The Quantum Threat to Bitcoin

Recent research from Google Quantum AI has raised significant concerns regarding the security of the entire Bitcoin supply. According to Pruden, a fast-clock quantum computer could potentially derive a private key from a public key in approximately nine minutes. Given that Bitcoin settles a block every 10 minutes, this creates a narrow window for adversaries to hijack live transactions directly from the mempool.

For years, the industry operated under the assumption that quantum threats were at least a decade away and would primarily target dormant assets. However, recent breakthroughs have rendered this timeline untenable, suggesting that all Bitcoin—both current and future—is at risk.

Shattering Previous Resource Estimates

Historical estimates suggested that threatening Bitcoin would require tens of millions of physical qubits. These earlier calculations were based on RSA-2048, an older algorithm, rather than the elliptic-curve cryptography used by Bitcoin.

Google’s latest whitepaper challenges these assumptions by presenting an architecture capable of breaking the 256-bit Elliptic Curve Discrete Logarithm Problem. This new approach requires fewer than half a million qubits and reduces the necessary operations by multiple orders of magnitude. Furthermore, Google has announced a parallel breakthrough using neutral-atom hardware, demonstrating that Shor's algorithm can be executed at scale with approximately 10,000 to 22,000 reconfigurable atomic qubits.

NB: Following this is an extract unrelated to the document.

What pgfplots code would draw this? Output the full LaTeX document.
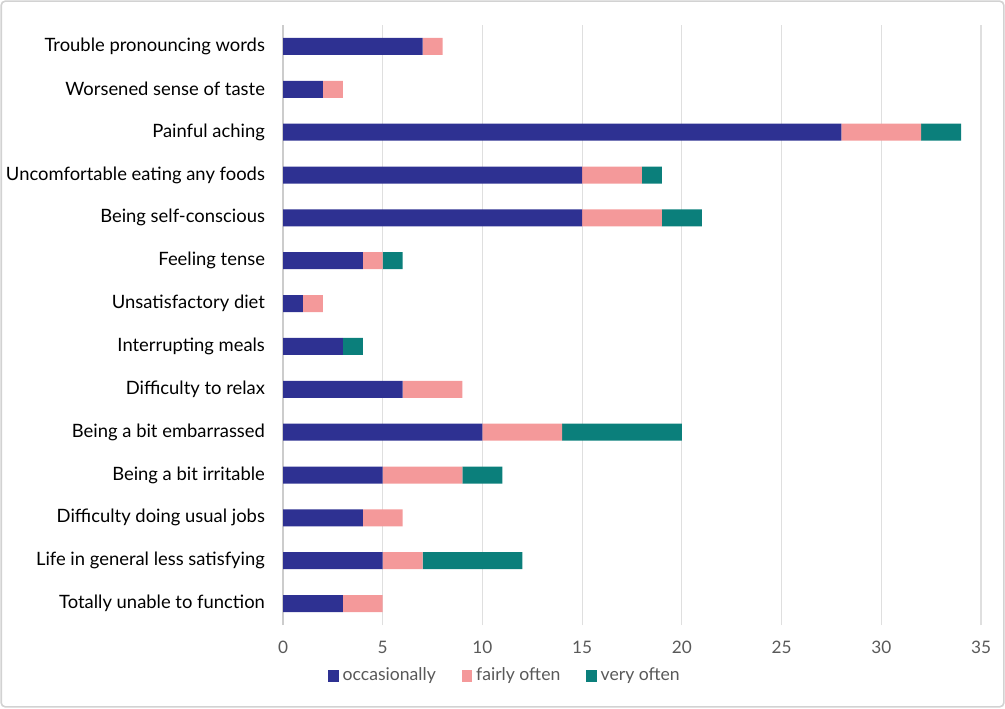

Why the Timeline is Accelerating

The rapid progress in quantum computing is driven by a feedback loop of iterative improvements in physical fidelity, error correction, and algorithm design. It is a misconception that quantum success relies on a single "miracle" breakthrough. With various architectures—including superconducting, photonic, neutral-atom, and ion-trap—currently in development, the industry faces multiple engineering paths toward a cryptographically relevant quantum computer.

The Challenges of Network Migration

Migrating a decentralized network like Bitcoin is a complex, long-term endeavor that cannot be executed instantly. Implementing post-quantum cryptography requires larger digital signatures, which increases storage, bandwidth, and compute requirements. This process necessitates a hard fork and significant community consensus, which is often a politically difficult task.

Logistically, moving assets to post-quantum addresses would take several months at current transaction rates. If the industry waits until a quantum threat is fully realized, it will likely be too late to prevent financial volatility, competing forks, and a loss of institutional trust.

A Call for Proactive Action

This situation is not a cause for panic, but rather a demand for realism. Institutions, stablecoin issuers, and protocol teams must acknowledge that the risk profile for digital assets has shifted. The industry requires proactive migration strategies and an immediate mandate to upgrade infrastructure before the first quantum-enabled theft occurs.